Today, perhaps the most critical area of breakthrough need for our survival is where morality and justice meet governance and economy. History reveals absolutely consistent empirical evidence of abject failure and lethal violence when any people are “given” rights that others don’t have. Call them pharaohs, kings, priests, mullahs, dictators, presidents or prime ministers…the “divine right to rule,” “manifest destiny,” or the “will of the majority” are all destructive illusions from which we are at last awakening.

I am grateful for Ludwig von Mises, Murray Rothbard, Stefan Molyneux and Larken Rose, who have devoted their lives to further this critical and timely awakening, clarifying the “non-aggression” principle — the fundamental imperative for sustainable human cooperation — where no one is authorized to initiate force against another, except in true self-defense. Rules, but no rulers. Instead of  “power over,” it’s pursuing the principles of just alternatives to the coercion and centralized economic planning that has led to all modern wars. Like Ghandi, who called this transformation from politics to principle Hind Swaraj — self-governance — these ethical visionaries have laid out in great detail the philosophy and science of truly free societies based on the protection of equal individual rights with accountability, and a natural economy of voluntary exchange for mutual benefit.

The last century has seen a blossoming of consciousness, an accelerating transformation in worldview and self-realization as many of us awaken to our own calling, seeing the sacred wholeness of each being, each eco-system, each thought, feeling and vision.

As Neal Rogin used to say, “It’s not enough to become more conscious, it matters what we are becoming conscious of!” We are becoming more aware of the trends that threaten us, the nature of how we are both distinct and unified, the principles by which we can evolve toward a secure, healthy and thriving condition, and the strategies and tactics needed to “git ’er done.”

I am grateful to live in this unique era where, while risk is at its maximum, so is opportunity. Never before has an individual been able to share a vital message with most of the world almost instantaneously. We are able to collaborate in groups small and large, local and global, in ways that offer unprecedented synergy and empowerment.

I am grateful for the increasingly transparent connection with off-planet and inter-dimensional beings who are here to help us in our struggle to learn for ourselves what more mature species had to master to live harmoniously while hurtling through a wild and unknown cosmos.

I am grateful for the courage of pioneers who go for truth rather than popularity, transparency rather than deception, and ethical principles rather than politics.

I am grateful for the children of every origin who are coming in at our hour of need with memory, awareness, talents and backbone to help us survive and thrive.

I am grateful for the pioneering courage of every single parent, teacher and coach who commits themselves to never, ever spanking, beating, shaming or abusing any child, but instead listening, communicating, negotiating and inspiring.
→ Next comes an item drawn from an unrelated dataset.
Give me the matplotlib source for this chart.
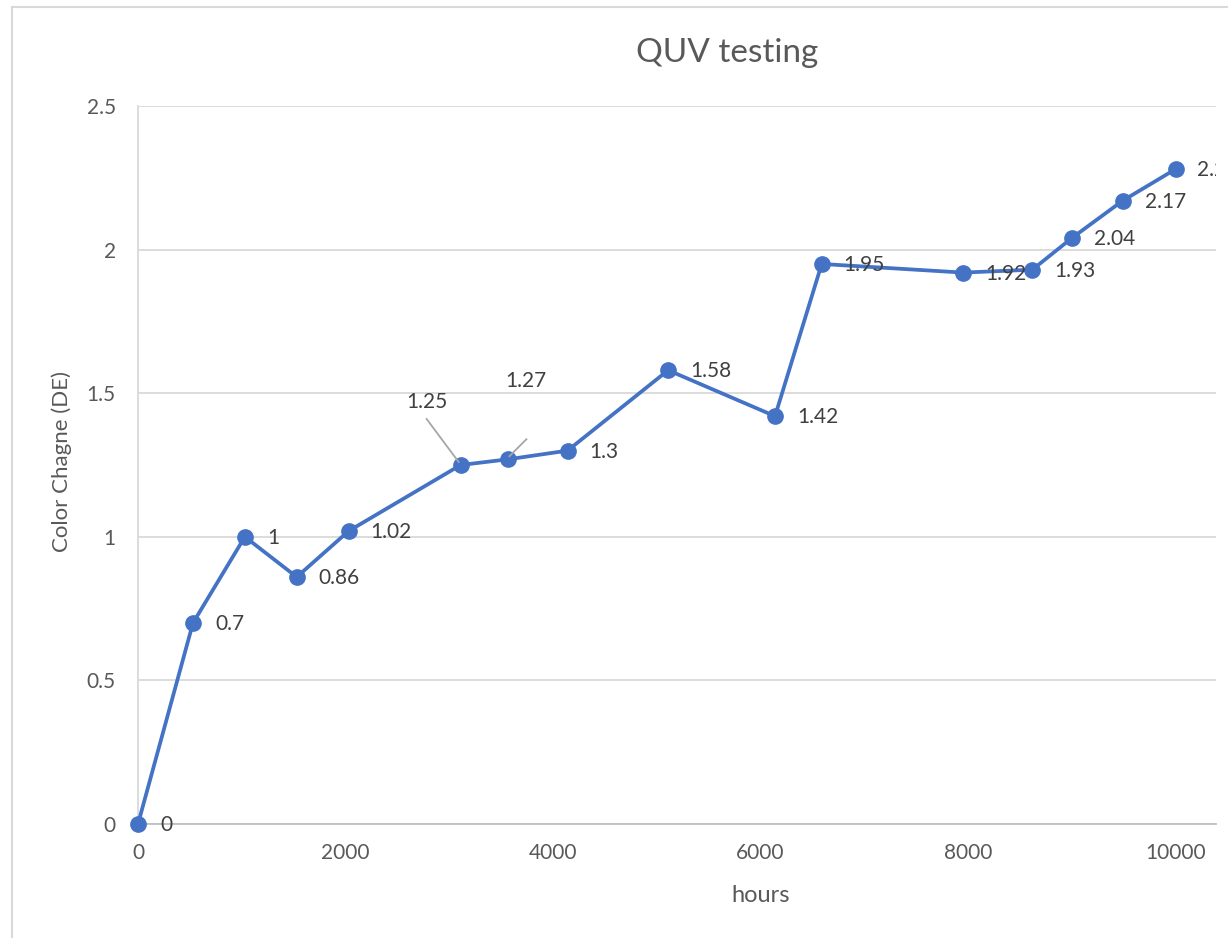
import matplotlib
matplotlib.use("Agg")
import matplotlib.pyplot as plt
from matplotlib.lines import Line2D
from matplotlib.transforms import IdentityTransform

plt.rcParams['font.family'] = ['Lato', 'DejaVu Sans']

hours = [0, 530, 1030, 1530, 2030, 3110, 3570, 4140, 5110, 6140, 6590, 7950, 8620, 9000, 9490, 10000]
color_change = [0, 0.7, 1, 0.86, 1.02, 1.25, 1.27, 1.3, 1.58, 1.42, 1.95, 1.92, 1.93, 2.04, 2.17, 2.28]
labels = ['0', '0.7', '1', '0.86', '1.02', '1.25', '1.27', '1.3', '1.58', '1.42', '1.95', '1.92', '1.93', '2.04', '2.17', '2.28']
xticks = [0, 2000, 4000, 6000, 8000, 10000]
yticks = [0, 0.5, 1, 1.5, 2, 2.5]
ytick_labels = ['0', '0.5', '1', '1.5', '2', '2.5']

W, H = 1228, 938
fig = plt.figure(figsize=(W / 100, H / 100), dpi=100)
fig.patch.set_facecolor('white')

left, right, top, bottom = 138, 1216, 106, 824
ax = fig.add_axes([left / W, 1 - bottom / H, (right - left) / W, (bottom - top) / H])

px_per_hr = 0.10375
ax.set_xlim(0, (right - left) / px_per_hr)
ax.set_ylim(0, 2.5)

grid_c = '#d9d9d9'
ax.set_yticks(yticks)
ax.set_yticklabels(ytick_labels)
ax.set_xticks(xticks)
ax.yaxis.grid(True, color=grid_c, linewidth=1.3)
ax.set_axisbelow(True)
for s in ['top', 'right']:
    ax.spines[s].set_visible(False)
ax.spines['left'].set_color(grid_c)
ax.spines['left'].set_linewidth(1.3)
ax.spines['bottom'].set_color('#bfbfbf')
ax.spines['bottom'].set_linewidth(1.3)
ax.tick_params(axis='both', length=0, labelsize=15, labelcolor='#595959')
ax.tick_params(axis='y', pad=16)
ax.tick_params(axis='x', pad=14)

blue = '#4472C4'
ax.plot(hours, color_change, color=blue, linewidth=2.7, marker='o', markersize=11,
        clip_on=False, zorder=3)

label_c = '#404040'
# label offsets in pixels for moved labels: text offset, leader start, leader end
special = {5: ((-34, 63), (-34, 46), (-2, 3)),
           6: ((18, 78), (18, 20), (1, 3))}
for i, (x, y, t) in enumerate(zip(hours, color_change, labels)):
    if i in special:
        (tx, ty), (l1x, l1y), (l2x, l2y) = special[i]
        ax.annotate(t, xy=(x, y), xytext=(tx, ty), textcoords='offset pixels',
                    ha='center', va='center', fontsize=15, color=label_c, zorder=4)
        px, py = ax.transData.transform((x, y))
        fig.add_artist(Line2D([px + l1x, px + l2x], [py + l1y, py + l2y],
                              transform=IdentityTransform(), color='#a6a6a6', lw=1.3,
                              zorder=5))
    else:
        ann = ax.annotate(t, xy=(x, y), xytext=(22, -1), textcoords='offset pixels',
                          ha='left', va='center', fontsize=15, color=label_c,
                          annotation_clip=False, zorder=4)
        if i == len(hours) - 1:
            ann.set_clip_box(ax.bbox)
            ann.set_clip_on(True)
        else:
            ann.set_clip_on(False)

# chart border (left and top visible)
fig.add_artist(Line2D([12 / W, 12 / W], [0, 1 - 7 / H], color=grid_c, lw=1.5))
fig.add_artist(Line2D([12 / W, 1], [1 - 7 / H, 1 - 7 / H], color=grid_c, lw=1.5))

fig.text(727 / W, 1 - 62 / H, 'QUV testing', ha='center', va='baseline',
         fontsize=24, color='#595959')
fig.text(761 / W, 1 - 895 / H, 'hours', ha='center', va='center',
         fontsize=17, color='#595959')
fig.text(62 / W, 1 - 462 / H, 'Color Chagne (DE)', ha='center', va='center',
         rotation=90, fontsize=16, color='#595959')

fig.savefig('out.png', dpi=100, facecolor='white')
I believe the experience of gratitude is toroidal in its wholeness. When one is in a state of awareness of the bounty of energy, information, food, air, insight, love and possibility that are flowing in to us each moment, and expresses thankfulness for that back out into the cosmos, it creates an openness, a balance and a beacon that calls in more of the same.

Yoga translates as “union.” Each of us is the center of our own experience of Universe and we are each toroidal systems. Our centers are not only connected but are one with the center of every other being. When our appreciation for this spectacular gift is alive, we realize our union and the bounty of gratitude unfolds in our ever-expanding hearts.